Murdoch menace, Google s'en moque

par Camille Gévaudan
publié le 10 novembre 2009 à 17h38

«Les gens qui se contentent de tout récupérer et de le publier tel quel, qui volent nos histoires -- nous considérons qu'ils volent nos histoires...» Dans l'interview qu'il a accordée ce week-end à Sky News Australia , Rupert Murdoch ne mâche pas ses mots. Mais de qui parle-t-il ? «Ces gens, c'est Google, c'est Microsoft, c'est Ask.com, plein plein de monde... Ils n'auraient pas dû avoir ça gratuitement depuis tout ce temps.» Ah, oui, encore les moteurs de recherche. L'accusation n'est pas nouvelle, mais simplement réitérée. Ces derniers mois, l'empereur de la presse avait déjà traité de Google de «kleptomane» et de «parasite» en évoquant l'indexation par le Google News des contenus de News Corp.

Dans la majorité des cas, le portail d'actualités du moteur de recherche est loin de «tout récupérer» des articles de presse. Scannant les sites Internet de journaux, chaînes de télévision ou sites d'informations pure player , il récupère le titre et les trois premières lignes de leurs articles pour les afficher, regroupés par sujet, sur news.google.com . Le contenu récupéré correspond donc toujours à un extrait très bref et le moteur de recherche s'appuie sur les règles américaines dites du «fair use» , exception au droit d'auteur plus ou moins équivalente au droit de citation français. Règles que Murdoch compte d'ailleurs aller «contester dans les tribunaux» , un de ces jours.

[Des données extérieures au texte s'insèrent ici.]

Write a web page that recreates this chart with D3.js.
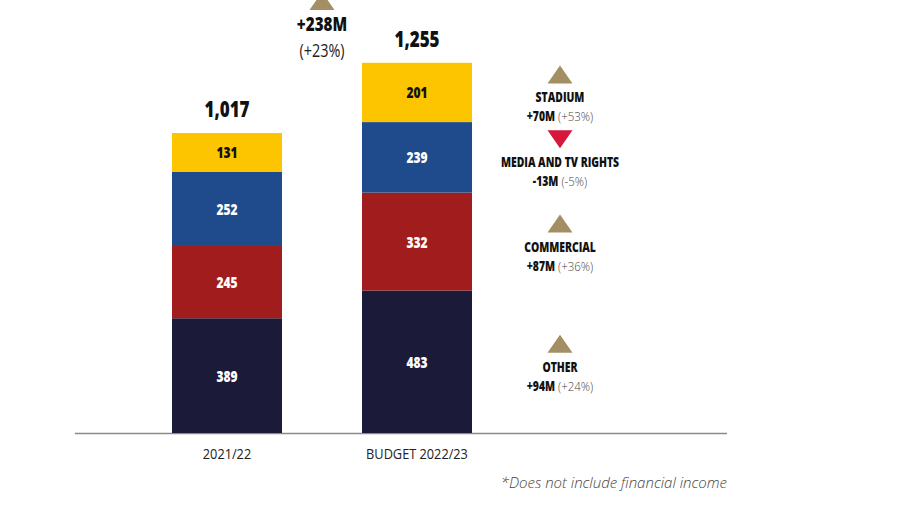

Mais, lui demande le journaliste plein de bon sens de Sky News Australia , pourquoi alors ne pas retirer les sites de News Corp de l'index de Google ? «Je pense qu'on le fera , répond Murdoch, mais au moment où on commencera à faire payer tous les sites. On l'a déjà fait avec le Wall Street Journal. On a mis un mur, mais qui ne va pas jusqu'au plafond. Vous pouvez lire le premier paragraphe de chaque article mais si vous ne payez pas l'abonnement à WSJ.com, vous n'avez accès qu'au formulaire d'abonnement après l'introduction.» Les internautes passant par la page d'accueil du site pour lire un article payant tombent, en effet, sur un formulaire d'abonnement. Mais, suite à un accord conclu entre le Wall Street Journal et Google, ceux qui cherchent le même article via Google News sont redirigés vers une page l'affichant dans sa version complète. C'est l'accord du « premier clic gratuit ». Sa limite, le «piège» qui consiste à ne proposer que le premier article gratuitement et réclamer un abonnement à chaque clic sur un autre lien du journal, peut être aisément contournée en retournant sur Google News pour taper le titre de n'importe quel autre article.

La situation est donc encore plus délicate que ce qu'en a compris Rupert Murdoch, mais la solution est également bien plus simple qu'il n'y paraît. Un porte-parole de Google a immédiatement fait savoir que «les éditeurs de presse ont un contrôle complet sur la façon dont leurs contenus apparaissent dans les résultats de recherche. S'ils nous disent ne pas vouloir inclure leurs articles, nous ne le faisons pas. Et s'ils veulent les retirer de Google News spécifiquement, il suffit de nous le demander» . Et par «demander» , il n'entend même pas passer par une procédure officielle mais simplement rajouter deux petites lignes dans le code source des sites. Le fichier robots.txt , stocké sur les serveurs de sites Internet, est précisément prévu pour ce type de consignes : toutes les instructions qu'il contient sont interprétées par les robots référenceurs des moteurs de recherche. «User-agent: *» et «Disallow: /», et l'affaire est réglée. Plus de Fox , plus de Wall Street Journal , plus de Sky News , plus de Sun , plus de Times . L'empire Murdoch sera invisible aux yeux de Google, Bing et Ask.com. Si la menace n'a toujours pas été mise à exécution, c'est peut-être que la source de trafic représentée par ces trois sites est considérable et qu'un retrait de leur base de données reviendrait, selon le Guardian , à se tirer une balle dans le pied.